We had lamb Korean BBQ for dinner and also tried soju. It’s pungent alcohol flavor makes it tough to drink straight, so a popular alternative is adding the soju to light beer in order to make it tolerable. Combing the beer (maekju) with the soju even has its own name, somaek.

Day 4 – Lotte Tower and Hongdae

Lotte Tower is the 5th tallest building in the world and rumored to have been built on a sinkhole. On our last full day in Seoul, we traveled to see it up close. It was pretty expensive to go all the way to the top, so we wandered around the Lotte Mall instead and walked around the nearby lake.

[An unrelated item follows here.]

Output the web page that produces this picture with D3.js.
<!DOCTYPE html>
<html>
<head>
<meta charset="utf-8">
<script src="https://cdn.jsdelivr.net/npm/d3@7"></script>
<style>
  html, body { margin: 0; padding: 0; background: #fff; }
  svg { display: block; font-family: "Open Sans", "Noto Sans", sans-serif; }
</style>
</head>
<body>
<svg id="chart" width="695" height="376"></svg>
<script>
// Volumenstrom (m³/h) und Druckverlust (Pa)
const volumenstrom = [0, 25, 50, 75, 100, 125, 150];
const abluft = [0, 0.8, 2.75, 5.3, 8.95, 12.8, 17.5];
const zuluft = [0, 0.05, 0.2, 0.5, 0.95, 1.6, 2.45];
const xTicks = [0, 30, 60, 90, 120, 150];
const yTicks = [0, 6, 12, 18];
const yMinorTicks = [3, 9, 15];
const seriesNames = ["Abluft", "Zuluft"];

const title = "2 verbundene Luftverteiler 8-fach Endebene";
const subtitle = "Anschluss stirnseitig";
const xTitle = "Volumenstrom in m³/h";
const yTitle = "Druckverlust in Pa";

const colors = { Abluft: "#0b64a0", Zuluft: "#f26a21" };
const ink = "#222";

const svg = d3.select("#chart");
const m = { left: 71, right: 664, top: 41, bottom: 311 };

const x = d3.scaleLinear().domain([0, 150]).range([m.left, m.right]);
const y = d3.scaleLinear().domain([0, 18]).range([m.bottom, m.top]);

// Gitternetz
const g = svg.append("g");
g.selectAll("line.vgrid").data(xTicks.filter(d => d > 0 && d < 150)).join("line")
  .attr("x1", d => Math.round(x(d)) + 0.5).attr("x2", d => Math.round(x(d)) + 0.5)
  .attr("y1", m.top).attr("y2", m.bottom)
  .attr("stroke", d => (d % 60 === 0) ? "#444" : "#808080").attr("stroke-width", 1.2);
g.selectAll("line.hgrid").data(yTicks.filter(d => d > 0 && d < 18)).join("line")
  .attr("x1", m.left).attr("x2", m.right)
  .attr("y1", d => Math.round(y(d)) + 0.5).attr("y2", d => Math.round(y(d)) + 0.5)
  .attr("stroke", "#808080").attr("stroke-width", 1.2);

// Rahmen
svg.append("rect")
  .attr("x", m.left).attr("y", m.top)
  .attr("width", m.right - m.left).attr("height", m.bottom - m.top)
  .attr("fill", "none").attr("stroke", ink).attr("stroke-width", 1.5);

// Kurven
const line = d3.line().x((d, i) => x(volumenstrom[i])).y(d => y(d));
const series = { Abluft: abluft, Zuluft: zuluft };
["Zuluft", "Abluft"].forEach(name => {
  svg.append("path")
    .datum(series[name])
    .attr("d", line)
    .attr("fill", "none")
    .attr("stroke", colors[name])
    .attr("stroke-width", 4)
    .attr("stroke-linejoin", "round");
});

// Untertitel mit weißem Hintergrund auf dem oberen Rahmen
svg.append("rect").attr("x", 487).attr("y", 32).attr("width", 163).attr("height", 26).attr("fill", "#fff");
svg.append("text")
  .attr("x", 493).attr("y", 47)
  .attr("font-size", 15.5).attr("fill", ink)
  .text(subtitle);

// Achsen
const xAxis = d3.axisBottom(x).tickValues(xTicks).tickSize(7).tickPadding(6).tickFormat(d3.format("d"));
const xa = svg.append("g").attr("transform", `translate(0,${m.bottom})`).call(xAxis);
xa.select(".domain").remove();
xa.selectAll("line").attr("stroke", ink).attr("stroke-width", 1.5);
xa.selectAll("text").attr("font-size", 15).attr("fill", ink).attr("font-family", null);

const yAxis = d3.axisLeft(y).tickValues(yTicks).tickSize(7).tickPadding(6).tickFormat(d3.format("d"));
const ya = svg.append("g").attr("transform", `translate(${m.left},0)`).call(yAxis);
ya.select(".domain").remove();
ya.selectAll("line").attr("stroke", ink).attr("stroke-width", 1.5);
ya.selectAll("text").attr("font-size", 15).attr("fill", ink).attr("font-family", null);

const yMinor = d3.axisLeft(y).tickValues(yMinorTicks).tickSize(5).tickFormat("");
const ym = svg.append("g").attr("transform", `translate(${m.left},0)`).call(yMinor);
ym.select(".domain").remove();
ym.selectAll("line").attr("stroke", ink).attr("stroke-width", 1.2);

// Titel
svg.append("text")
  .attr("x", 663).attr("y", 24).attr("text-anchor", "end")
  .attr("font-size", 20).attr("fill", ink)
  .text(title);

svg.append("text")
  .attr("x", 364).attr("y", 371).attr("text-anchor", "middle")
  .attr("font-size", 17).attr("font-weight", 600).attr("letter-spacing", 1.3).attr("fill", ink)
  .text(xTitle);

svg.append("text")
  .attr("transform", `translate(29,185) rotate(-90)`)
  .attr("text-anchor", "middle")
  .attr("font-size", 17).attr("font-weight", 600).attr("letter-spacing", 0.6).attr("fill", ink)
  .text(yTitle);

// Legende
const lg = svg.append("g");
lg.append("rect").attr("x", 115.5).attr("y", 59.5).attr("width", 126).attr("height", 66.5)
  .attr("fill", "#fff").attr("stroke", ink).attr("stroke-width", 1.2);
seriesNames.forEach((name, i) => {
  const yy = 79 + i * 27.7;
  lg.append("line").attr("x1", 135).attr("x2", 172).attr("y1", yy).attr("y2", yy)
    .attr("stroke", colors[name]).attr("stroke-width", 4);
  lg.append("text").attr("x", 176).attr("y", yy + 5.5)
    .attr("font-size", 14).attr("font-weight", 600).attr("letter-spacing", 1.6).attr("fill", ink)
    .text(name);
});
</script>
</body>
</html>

Following lunch, we took a rather long subway ride from Lotte to Hongdae. This area has countless shops and themed cafés, and it is very popular with young adults. Our first stop was the meerkat café. Similar to the cat café, we paid 10,000 won entry fee but this time didn’t get a drink. Here they had wallabies, a raccoon, and dozens of meerkats. The meerkats were so small and quick that they had to be contained in a separate glass area. We had to wait in line to enter the meerkat container and then got to sit with them for about 10 minutes. While it was cool to see and play with these animals up close, we thought this café felt too much like a petting zoo and not as “natural” as the cat café. The other café we visited in Hongdae was caFACE which was located inside the trick-eye museum. As you might imagine from the name, this café prints an edible picture of your face on your coffee! We were impressed with how photogenic we are on foam – haha! It was so cool!

That night, our hosts took us out to one last dinner in Korea. It was a delectable bulgogi stew and pork belly BBQ. A fabulous way to finish our trip!